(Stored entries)
* * * * * * *

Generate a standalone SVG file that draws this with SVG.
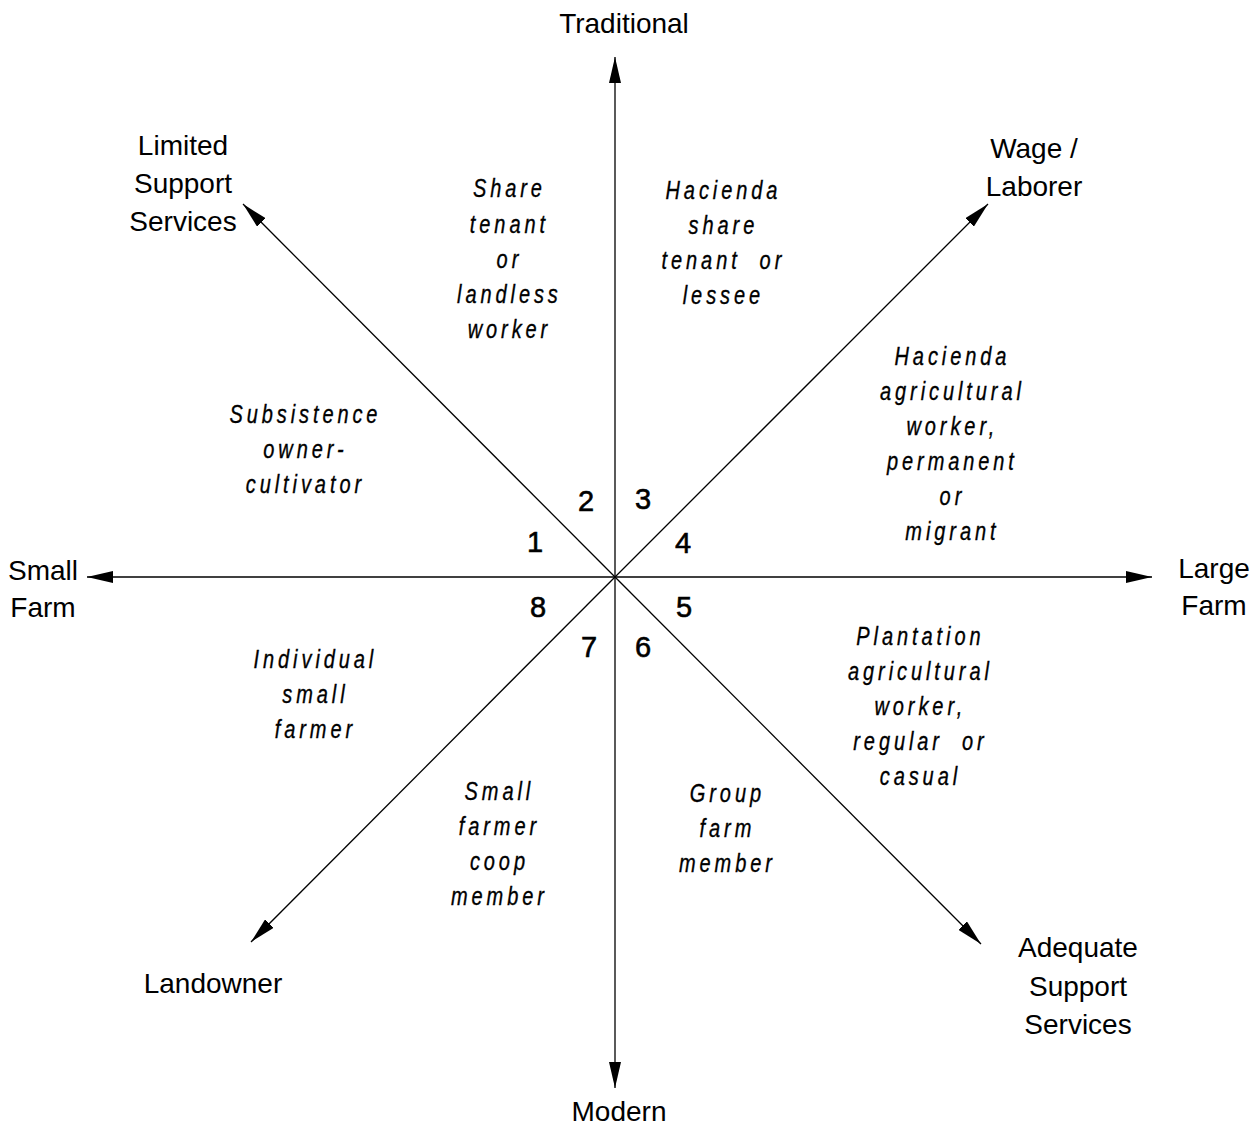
<svg xmlns="http://www.w3.org/2000/svg" width="1254" height="1129" viewBox="0 0 1254 1129">
<style>
.ax{stroke:#000;stroke-width:1.3;fill:none}
.lab{font-family:"Liberation Sans",Arial,sans-serif;font-size:28px;fill:#000;text-anchor:middle}
.num{font-family:"Liberation Sans",Arial,sans-serif;font-size:29px;fill:#000;text-anchor:middle;stroke:#000;stroke-width:0.6}
.it{font-family:"Liberation Sans",Arial,sans-serif;font-style:italic;font-size:25px;letter-spacing:4.9px;fill:#000;text-anchor:middle;stroke:#000;stroke-width:0.35}
</style>
<defs>
<marker id="ah" viewBox="0 0 26 12" refX="26" refY="6" markerWidth="26" markerHeight="12" markerUnits="userSpaceOnUse" orient="auto">
<path d="M0,0 L26,6 L0,12 Z" fill="#000"/>
</marker>
</defs>
<g id="connectors">
<line class="ax" x1="615" y1="577" x2="615" y2="57" marker-end="url(#ah)"/>
<line class="ax" x1="615" y1="577" x2="615" y2="1088" marker-end="url(#ah)"/>
<line class="ax" x1="615" y1="577" x2="87" y2="577" marker-end="url(#ah)"/>
<line class="ax" x1="615" y1="577" x2="1152" y2="577" marker-end="url(#ah)"/>
<line class="ax" x1="615" y1="577" x2="243" y2="204" marker-end="url(#ah)"/>
<line class="ax" x1="615" y1="577" x2="988" y2="204" marker-end="url(#ah)"/>
<line class="ax" x1="615" y1="577" x2="251" y2="942" marker-end="url(#ah)"/>
<line class="ax" x1="615" y1="577" x2="981" y2="944" marker-end="url(#ah)"/>
</g>
<g id="traditional"><text class="lab" x="624" y="33">Traditional</text></g>
<g id="modern"><text class="lab" x="619" y="1121">Modern</text></g>
<g id="limited"><text class="lab" x="183" y="155">Limited</text><text class="lab" x="183" y="193">Support</text><text class="lab" x="183" y="231">Services</text></g>
<g id="wage"><text class="lab" x="1034" y="158">Wage /</text><text class="lab" x="1034" y="196">Laborer</text></g>
<g id="small-farm"><text class="lab" x="43" y="580">Small</text><text class="lab" x="43" y="617">Farm</text></g>
<g id="large-farm"><text class="lab" x="1214" y="578">Large</text><text class="lab" x="1214" y="615">Farm</text></g>
<g id="landowner"><text class="lab" x="213" y="993">Landowner</text></g>
<g id="adequate"><text class="lab" x="1078" y="957">Adequate</text><text class="lab" x="1078" y="996">Support</text><text class="lab" x="1078" y="1034">Services</text></g>
<g id="n1"><text class="num" x="535" y="552">1</text></g>
<g id="n2"><text class="num" x="586" y="511">2</text></g>
<g id="n3"><text class="num" x="643" y="509">3</text></g>
<g id="n4"><text class="num" x="683" y="553">4</text></g>
<g id="n5"><text class="num" x="684" y="617">5</text></g>
<g id="n6"><text class="num" x="643" y="657">6</text></g>
<g id="n7"><text class="num" x="589" y="657">7</text></g>
<g id="n8"><text class="num" x="538" y="617">8</text></g>
<g id="sec2" transform="translate(507 0) scale(0.8 1)"><text class="it" x="3" y="197">Share</text><text class="it" x="3" y="233">tenant</text><text class="it" x="3" y="268">or</text><text class="it" x="3" y="303">landless</text><text class="it" x="3" y="338">worker</text></g>
<g id="sec3" transform="translate(721 0) scale(0.8 1)"><text class="it" x="3" y="199">Hacienda</text><text class="it" x="3" y="234">share</text><text class="it" x="3" y="269" xml:space="preserve">tenant  or</text><text class="it" x="3" y="304">lessee</text></g>
<g id="sec1" transform="translate(303 0) scale(0.8 1)"><text class="it" x="3" y="423">Subsistence</text><text class="it" x="3" y="458">owner-</text><text class="it" x="3" y="493">cultivator</text></g>
<g id="sec4" transform="translate(950 0) scale(0.8 1)"><text class="it" x="3" y="365">Hacienda</text><text class="it" x="3" y="400">agricultural</text><text class="it" x="3" y="435">worker,</text><text class="it" x="3" y="470">permanent</text><text class="it" x="3" y="505">or</text><text class="it" x="3" y="540">migrant</text></g>
<g id="sec8" transform="translate(313 0) scale(0.8 1)"><text class="it" x="3" y="668">Individual</text><text class="it" x="3" y="703">small</text><text class="it" x="3" y="738">farmer</text></g>
<g id="sec5" transform="translate(918 0) scale(0.8 1)"><text class="it" x="3" y="645">Plantation</text><text class="it" x="3" y="680">agricultural</text><text class="it" x="3" y="715">worker,</text><text class="it" x="3" y="750" xml:space="preserve">regular  or</text><text class="it" x="3" y="785">casual</text></g>
<g id="sec7" transform="translate(497 0) scale(0.8 1)"><text class="it" x="3" y="800">Small</text><text class="it" x="3" y="835">farmer</text><text class="it" x="3" y="870">coop</text><text class="it" x="3" y="905">member</text></g>
<g id="sec6" transform="translate(725 0) scale(0.8 1)"><text class="it" x="3" y="802">Group</text><text class="it" x="3" y="837">farm</text><text class="it" x="3" y="872">member</text></g>
</svg>
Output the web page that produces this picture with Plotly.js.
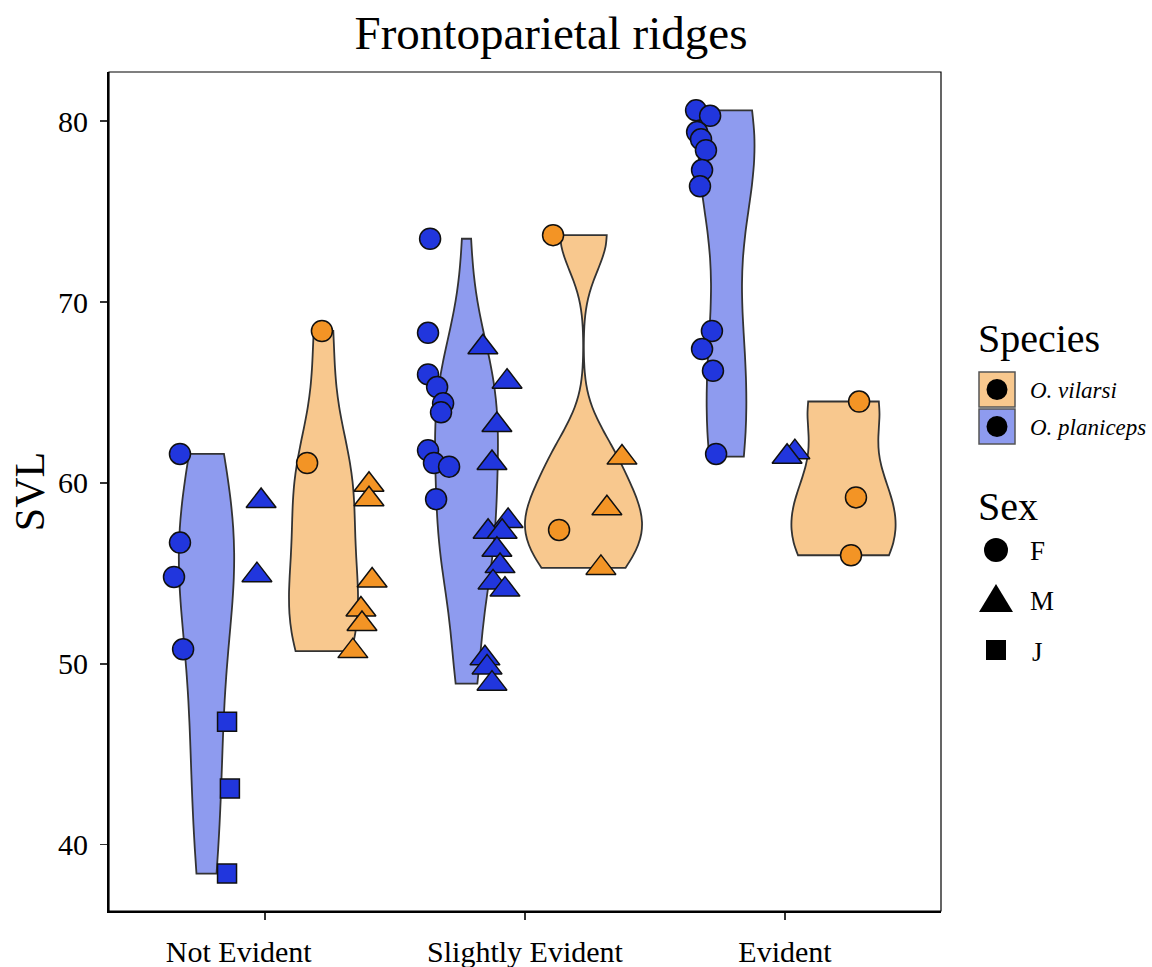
<!DOCTYPE html>
<html><head><meta charset="utf-8">
<script src="https://cdn.plot.ly/plotly-3.0.1.min.js"></script>
<style>html,body{margin:0;padding:0;background:#fff}#chart{width:1152px;height:967px}</style>
</head><body><div id="chart"></div>
<script>
// ---------------- DATA ----------------
const categories = ['Not Evident', 'Slightly Evident', 'Evident'];
const speciesNames = ['O. vilarsi', 'O. planiceps'];
const sexNames = ['F', 'M', 'J'];

// SVL values, one inner list per category (Not Evident, Slightly Evident, Evident)
const planicepsF = [[61.6, 56.7, 54.8, 50.8],
                    [73.5, 68.3, 66.0, 65.3, 64.4, 63.9, 61.8, 61.1, 60.9, 59.1],
                    [80.6, 80.3, 79.4, 79.0, 78.4, 77.3, 76.4, 68.4, 67.4, 66.2, 61.6]];
const planicepsM = [[59.0, 54.9],
                    [67.5, 65.6, 63.2, 61.1, 57.9, 57.3, 57.3, 56.3, 55.4, 54.5, 54.1, 50.3, 49.8, 48.9],
                    [61.7, 61.45]];
const planicepsJ = [[46.8, 43.1, 38.4], [], []];
const vilarsiF = [[68.4, 61.1], [73.7, 57.4], [64.5, 59.2, 56.0]];
const vilarsiM = [[59.9, 59.1, 54.6, 53.0, 52.2, 50.7], [61.4, 58.6, 55.3], []];
const vilarsiJ = [[], [], []];

// horizontal jitter of each point (category units), same layout as the value lists
const jitterPlanF = [[-0.327, -0.327, -0.350, -0.315],
                     [-0.365, -0.373, -0.373, -0.338, -0.315, -0.323, -0.373, -0.350, -0.292, -0.342],
                     [-0.342, -0.288, -0.338, -0.323, -0.304, -0.319, -0.327, -0.281, -0.319, -0.277, -0.265]];
const jitterPlanM = [[-0.015, -0.031],
                     [-0.162, -0.069, -0.108, -0.127, -0.065, -0.142, -0.088, -0.108, -0.096, -0.123, -0.077, -0.154, -0.146, -0.127],
                     [0.038, 0.008]];
const jitterPlanJ = [[-0.146, -0.135, -0.146], [], []];
const jitterVilF = [[0.219, 0.162], [0.108, 0.131], [0.285, 0.273, 0.254]];
const jitterVilM = [[0.400, 0.400, 0.412, 0.369, 0.373, 0.338], [0.373, 0.315, 0.292], []];
const jitterVilJ = [[], [], []];

// ---------------- STYLE ----------------
const FONT = '"Liberation Serif", "Times New Roman", serif';
const COL = {
  'O. vilarsi':   {pt: '#F39425', fill: '#F8C88E'},
  'O. planiceps': {pt: '#2136DD', fill: '#8E9BEF'}
};
const DODGE = 0.225;      // violin offset from category centre
const MAXW = 0.45;        // widest violin (data units)
const M = {l: 109, r: 211, t: 72, b: 56};
const W = 1152, H = 967;
const PW = W - M.l - M.r, PH = H - M.t - M.b;

const speciesData = {
  'O. vilarsi':   {F: vilarsiF, M: vilarsiM, J: vilarsiJ, jit: {F: jitterVilF, M: jitterVilM, J: jitterVilJ}, side: +1},
  'O. planiceps': {F: planicepsF, M: planicepsM, J: planicepsJ, jit: {F: jitterPlanF, M: jitterPlanM, J: jitterPlanJ}, side: -1}
};

// ---------- density helpers (ggplot "area" scaling with bw.nrd0) ----------
function q7(s, p) { const h = (s.length - 1) * p, lo = Math.floor(h); const hi = Math.min(lo + 1, s.length - 1); return s[lo] + (h - lo) * (s[hi] - s[lo]); }
function bwNrd0(v) {
  const n = v.length, m = v.reduce((a, b) => a + b, 0) / n;
  const sd = Math.sqrt(v.reduce((a, b) => a + (b - m) * (b - m), 0) / (n - 1));
  const s = [...v].sort((a, b) => a - b);
  let lo = Math.min(sd, (q7(s, 0.75) - q7(s, 0.25)) / 1.34);
  if (!lo) lo = sd || Math.abs(s[0]) || 1;
  return 0.9 * lo * Math.pow(n, -0.2);
}
function maxDens(v, bw) {
  const lo = Math.min(...v), hi = Math.max(...v); let best = 0;
  for (let i = 0; i < 512; i++) {
    const x = lo + (hi - lo) * i / 511; let d = 0;
    for (const xi of v) { const z = (x - xi) / bw; d += Math.exp(-0.5 * z * z); }
    d /= v.length * bw * Math.sqrt(2 * Math.PI);
    if (d > best) best = d;
  }
  return best;
}

// ---------- build violins ----------
const groups = [];
categories.forEach((cat, ci) => {
  ['O. planiceps', 'O. vilarsi'].forEach(sp => {
    const d = speciesData[sp];
    const vals = [].concat(d.F[ci], d.M[ci], d.J[ci]);
    const bw = bwNrd0(vals);
    groups.push({sp, ci, vals, bw, md: maxDens(vals, bw)});
  });
});
const globalMax = Math.max(...groups.map(g => g.md));

const traces = [];
groups.forEach(g => {
  const pos = g.ci + 1 + speciesData[g.sp].side * DODGE;
  traces.push({
    type: 'violin', orientation: 'v',
    x: g.vals.map(() => pos), y: g.vals,
    width: MAXW * g.md / globalMax,
    bandwidth: g.bw, spanmode: 'hard', points: false,
    box: {visible: false}, meanline: {visible: false},
    fillcolor: COL[g.sp].fill, opacity: 1,
    line: {color: '#333333', width: 1.8},
    showlegend: false, hoverinfo: 'y', name: g.sp + ' ' + categories[g.ci]
  });
});

// ---------- points ----------
const symbolOf = {F: 'circle', M: 'triangle-up', J: 'square'};
const sizeOf = {F: 21, M: 26, J: 19};
['O. planiceps', 'O. vilarsi'].forEach(sp => {
  const d = speciesData[sp];
  sexNames.forEach(sx => {
    const xs = [], ys = [];
    categories.forEach((cat, ci) => {
      d[sx][ci].forEach((v, k) => { xs.push(ci + 1 + d.jit[sx][ci][k]); ys.push(v); });
    });
    if (!xs.length) return;
    traces.push({
      type: 'scatter', mode: 'markers', x: xs, y: ys,
      marker: {symbol: symbolOf[sx], size: sizeOf[sx], color: COL[sp].pt, line: {color: '#101010', width: 1.5}},
      showlegend: false, name: sp + ' ' + sx, hoverinfo: 'x+y'
    });
  });
});

// ---------- manual legend (pixel positions -> paper) ----------
const px = x => (x - M.l) / PW;
const py = y => (M.t + PH - y) / PH;
const shapes = [
  {type: 'rect', xref: 'paper', yref: 'paper', x0: 0, x1: 1, y0: 0, y1: 1, line: {color: '#000', width: 1.2}, fillcolor: 'rgba(0,0,0,0)', layer: 'above'}
];
const annotations = [];
function txt(t, x, y, size, italic) {
  annotations.push({text: t, xref: 'paper', yref: 'paper', x: px(x), y: py(y), xanchor: 'left', yanchor: 'middle',
    showarrow: false, font: {family: FONT, size: size, color: '#000', style: italic ? 'italic' : 'normal'}});
}
function circ(cx, cy, r, fill) {
  shapes.push({type: 'circle', xref: 'paper', yref: 'paper', x0: px(cx - r), x1: px(cx + r), y0: py(cy + r), y1: py(cy - r), fillcolor: fill, line: {width: 0}});
}
txt('Species', 976, 338, 40, false);
[['O. vilarsi', 372], ['O. planiceps', 409]].forEach(([sp, top]) => {
  shapes.push({type: 'rect', xref: 'paper', yref: 'paper', x0: px(979), x1: px(1015), y0: py(top + 35), y1: py(top), fillcolor: COL[sp].fill, line: {color: '#555', width: 1.5}});
  circ(997, top + 17.5, 10.5, '#000');
  txt(sp, 1028, top + 18, 23, true);
});
txt('Sex', 976, 507, 40, false);
circ(996, 550, 12, '#000');
txt('F', 1028, 551, 27, false);
shapes.push({type: 'path', xref: 'paper', yref: 'paper',
  path: 'M' + px(979) + ',' + py(612) + ' L' + px(1013) + ',' + py(612) + ' L' + px(996) + ',' + py(584) + ' Z', fillcolor: '#000', line: {width: 0}});
txt('M', 1028, 601, 27, false);
shapes.push({type: 'rect', xref: 'paper', yref: 'paper', x0: px(986), x1: px(1006), y0: py(660), y1: py(640), fillcolor: '#000', line: {width: 0}});
txt('J', 1030, 652, 27, false);

// ---------- layout ----------
const layout = {
  width: W, height: H, margin: M,
  paper_bgcolor: '#fff', plot_bgcolor: '#fff',
  violinmode: 'overlay',
  font: {family: FONT, color: '#000'},
  title: {text: 'Frontoparietal ridges', font: {family: FONT, size: 47, color: '#000'},
    xref: 'container', yref: 'container', x: 551 / W, y: 1 - 33 / H, xanchor: 'center', yanchor: 'middle'},
  xaxis: {
    range: [0.4, 3.6], tickmode: 'array', tickvals: [1, 2, 3],
    ticktext: categories.map((c, i) => i === 0 ? c + '\u00a0'.repeat(7) : c),
    showgrid: false, zeroline: false, showline: true, linecolor: '#000', linewidth: 2,
    ticks: 'outside', ticklen: 7, tickwidth: 1.5, tickcolor: '#333',
    tickfont: {family: FONT, size: 30, color: '#000'}, ticklabelstandoff: 6
  },
  yaxis: {
    range: [36.33, 82.72], tickvals: [40, 50, 60, 70, 80],
    showgrid: false, zeroline: false, showline: true, linecolor: '#000', linewidth: 2,
    ticks: 'outside', ticklen: 7, tickwidth: 1.5, tickcolor: '#333',
    tickfont: {family: FONT, size: 30, color: '#000'}, ticklabelstandoff: 6,
    title: {text: 'SVL', font: {family: FONT, size: 42, color: '#000'}, standoff: 0}
  },
  shapes, annotations, showlegend: false
};

Plotly.newPlot('chart', traces, layout, {displayModeBar: false, staticPlot: true});
</script></body></html>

* * * * * * *

- [Given exercise]: Find out how many lines in the listing contain the string "this". Give the number alone.

- [Final result]: 2